The late-in-proceedings arrival of Jean Jacket Jimmy’s uncle, Frankie Fagin, who takes command of The Ghost Gang and masterminds the plot to steal the charity money, momentarily promises an homage to Oliver Twist. That promise is immediately broken by the arrival of Frankie Fagin’s sidekick, Ralphie No-Toes, a man without any toes. There aren’t any such characters in Oliver Twist. For all his faults, even The Artful Dodger had toes.

Reassuringly, everything resolves itself at an action-packed Christmas party where the puppies are reunited with their mother, the thieves get caught, and Oliver’s dad gets a promotion. This scene is actually pretty neat, as each character uses their own peculiar talent to save the day. Rory jumps out of a box. Tinkle wets herself. And Oliver and his dad, in a moment of convoluted triumph, finally get to kick a football together, right into the face of Frankie Fagin.

It’s all wrapped up by the family agreeing to downsize, spend more time together, and adopt six dogs. “I don’t care about having nice things,” Oliver tells his mum (Elizabeth Shannon in a Bluetooth headset), “I just want us to spend time together. And adopt six dogs.”

“The more the merrier!” says Oliver’s dad, and then there’s a song about a special time to believe something good can happen and holding hands and being together and counting on each other and making glowing stars shine and counting on me and being in my heart and finding a home right here with me in this cold winter when the snow comes down and darkness and glowing stars to make things shine and being your shelter my friend in this crazy world and keeping you safe and finding a home in my heart.

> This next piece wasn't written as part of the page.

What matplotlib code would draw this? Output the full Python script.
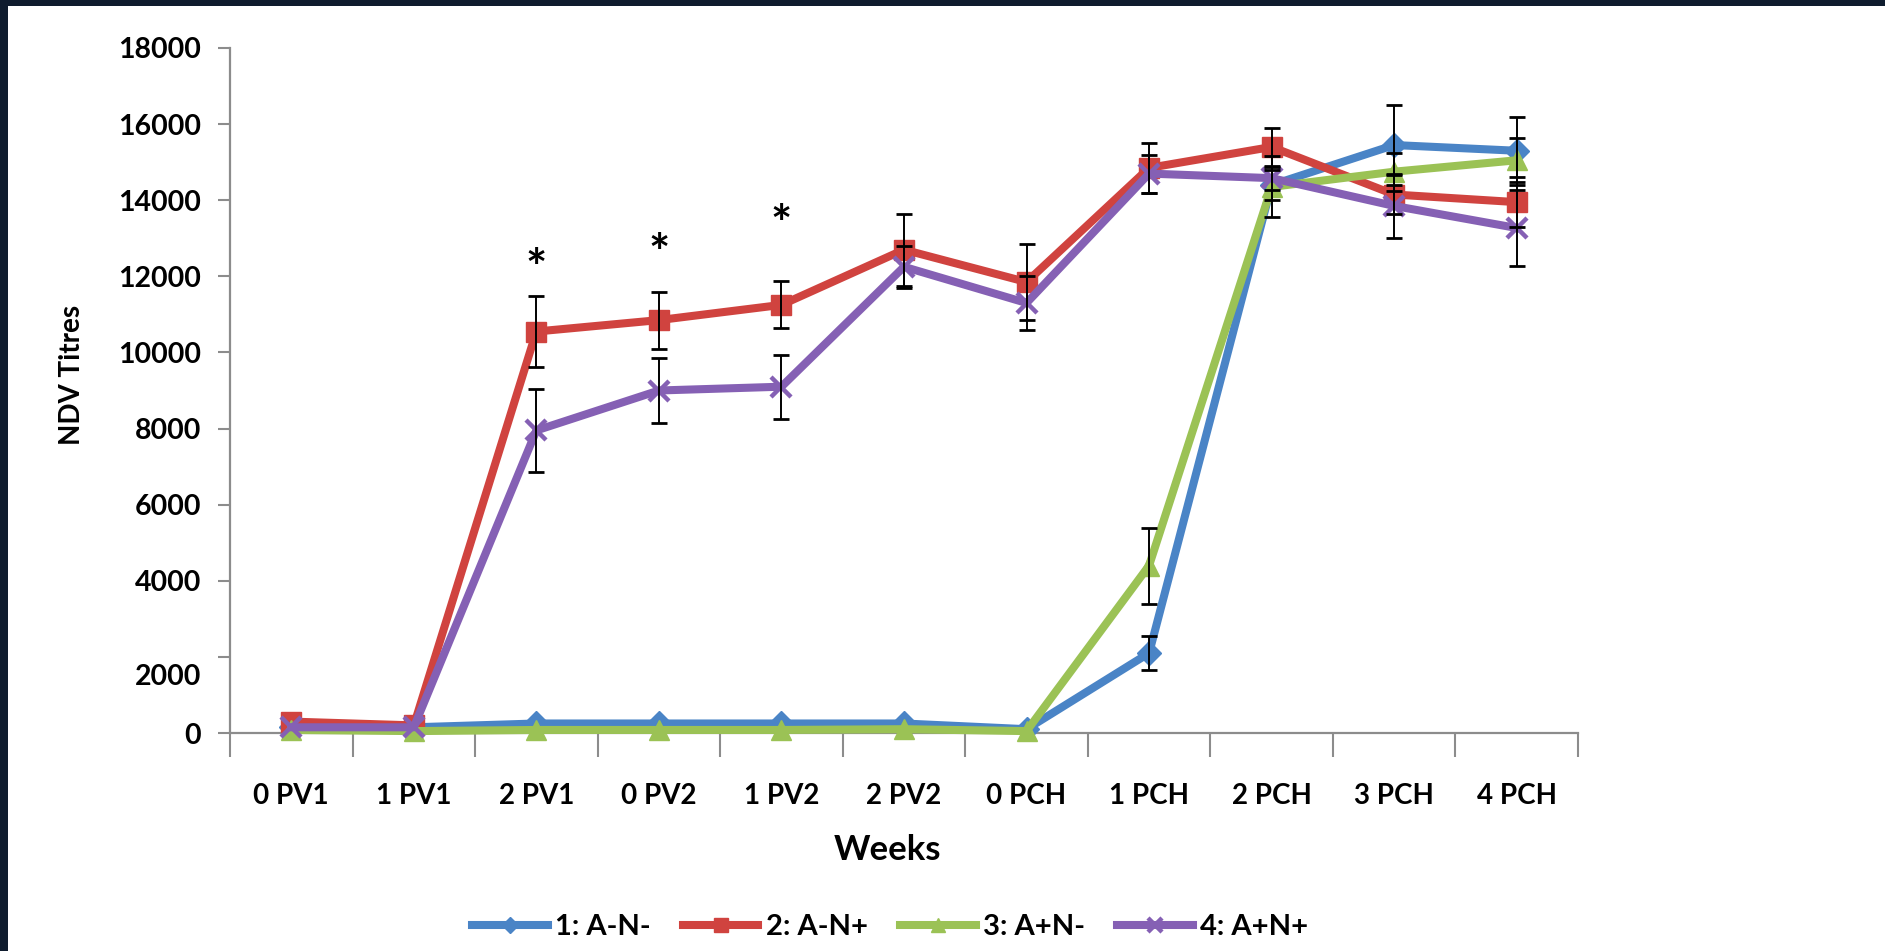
import matplotlib
matplotlib.use("Agg")
import matplotlib.pyplot as plt
from matplotlib.patches import Rectangle
import matplotlib.transforms as mtransforms
import numpy as np

# ---------------- data ----------------
weeks = ["0 PV1", "1 PV1", "2 PV1", "0 PV2", "1 PV2", "2 PV2",
         "0 PCH", "1 PCH", "2 PCH", "3 PCH", "4 PCH"]

g1_label = "1: A-N-"
g1_mean = [150, 150, 250, 250, 250, 250, 100, 2100, 14400, 15450, 15300]
g1_err = [0, 0, 0, 0, 0, 0, 0, 450, 400, 1050, 900]

g2_label = "2: A-N+"
g2_mean = [300, 200, 10550, 10850, 11250, 12700, 11850, 14850, 15400, 14150, 13950]
g2_err = [0, 0, 930, 750, 620, 950, 1000, 650, 500, 500, 650]

g3_label = "3: A+N-"
g3_mean = [80, 50, 80, 80, 80, 100, 50, 4400, 14350, 14750, 15050]
g3_err = [0, 0, 0, 0, 0, 0, 0, 1000, 800, 500, 580]

g4_label = "4: A+N+"
g4_mean = [150, 150, 7950, 9000, 9100, 12250, 11300, 14700, 14580, 13850, 13270]
g4_err = [0, 0, 1090, 860, 840, 550, 700, 500, 300, 850, 1000]

star_idx = [2, 3, 4]
star_y = [12150, 12550, 13300]

yticks = [0, 2000, 4000, 6000, 8000, 10000, 12000, 14000, 16000, 18000]

# ---------------- style ----------------
plt.rcParams['font.family'] = ['Lato', 'DejaVu Sans']
plt.rcParams['font.weight'] = 'bold'

W, H = 1885, 951
fig = plt.figure(figsize=(W / 100, H / 100), dpi=100, facecolor='#0f1c2e')
fig.patches.append(Rectangle((8 / W, 0), 1, (H - 6) / H, transform=fig.transFigure,
                             facecolor='white', edgecolor='none', zorder=-10))

ax = fig.add_axes([230 / W, 1 - 733 / H, (1578 - 230) / W, (733 - 48) / H])
ax.set_facecolor('none')
ax.set_zorder(1)

x = np.arange(len(weeks))
series = [
    (g1_mean, g1_err, '#4a84c6', 'D', 12, g1_label),
    (g2_mean, g2_err, '#d0433f', 's', 14, g2_label),
    (g3_mean, g3_err, '#9bc255', '^', 15, g3_label),
    (g4_mean, g4_err, '#8560b4', 'x', 15, g4_label),
]

for i, (mean, err, color, marker, ms, label) in enumerate(series):
    mean = np.array(mean, float)
    err = np.array(err, float)
    ax.plot(x, mean, color=color, lw=5.8, marker=marker, ms=ms, mew=3.2 if marker == 'x' else 1,
            mec=color, mfc=color, label=label, zorder=3 + i, clip_on=False)
    m = err > 0
    ax.errorbar(x[m], mean[m], yerr=err[m], fmt='none', ecolor='black', elinewidth=1.4,
                capsize=6, capthick=2.0, zorder=10)

for xi, yi in zip(star_idx, star_y):
    ax.text(xi, yi, '*', ha='center', va='center', fontsize=36, fontweight='bold', color='black')

ax.set_xlim(-0.5, len(weeks) - 0.5)
ax.set_ylim(0, 18000)

for s in ['top', 'right']:
    ax.spines[s].set_visible(False)
for s in ['left', 'bottom']:
    ax.spines[s].set_color('#8c8c8c')
    ax.spines[s].set_linewidth(1.6)

ax.set_xticks(np.arange(-0.5, len(weeks), 1.0))
ax.set_xticklabels([])
ax.set_xticks(x, minor=True)
ax.set_xticklabels(weeks, minor=True, fontsize=20, fontweight='bold')
ax.tick_params(axis='x', which='major', length=17, width=1.5, color='#8c8c8c', direction='out')
ax.tick_params(axis='x', which='minor', length=0, pad=36)

ax.set_yticks(yticks)
ax.set_yticklabels([str(v) for v in yticks], fontsize=20.5, fontweight='bold')
ax.tick_params(axis='y', length=9, width=1.5, color='#8c8c8c', pad=12)

# the "2000" label sits a little lower in the original
lab = ax.get_yticklabels()[1]
lab.set_transform(lab.get_transform() + mtransforms.ScaledTranslation(0, -0.18, fig.dpi_scale_trans))

fig.text(887 / W, 1 - 850 / H, 'Weeks', ha='center', va='center', fontsize=25, fontweight='bold')
fig.text(72 / W, 1 - 375 / H, 'NDV Titres', ha='center', va='center', rotation=90,
         fontsize=20, fontweight='bold')

handles, labels = ax.get_legend_handles_labels()
leg = fig.legend(handles, labels, loc='center', bbox_to_anchor=(890 / W, 1 - 927 / H), ncol=4,
                 frameon=False, prop={'size': 21, 'weight': 'bold'}, handlelength=2.6,
                 handletextpad=0.25, columnspacing=1.1, markerscale=0.7)

fig.savefig('out.png', dpi=100, facecolor=fig.get_facecolor())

Is Santa’s Little Yelpers a hidden Christmas gem? No. It isn’t. But it is a film that, once watched, will make you appreciate all other films and the relatively titanic efforts made in them for stories to be told in which the sound doesn’t periodically drop out and nobody can see what kind of shoes the camera operator is wearing. Films like Disney’s Air Buddies franchise, which look like Laurence Of Arabia next to this.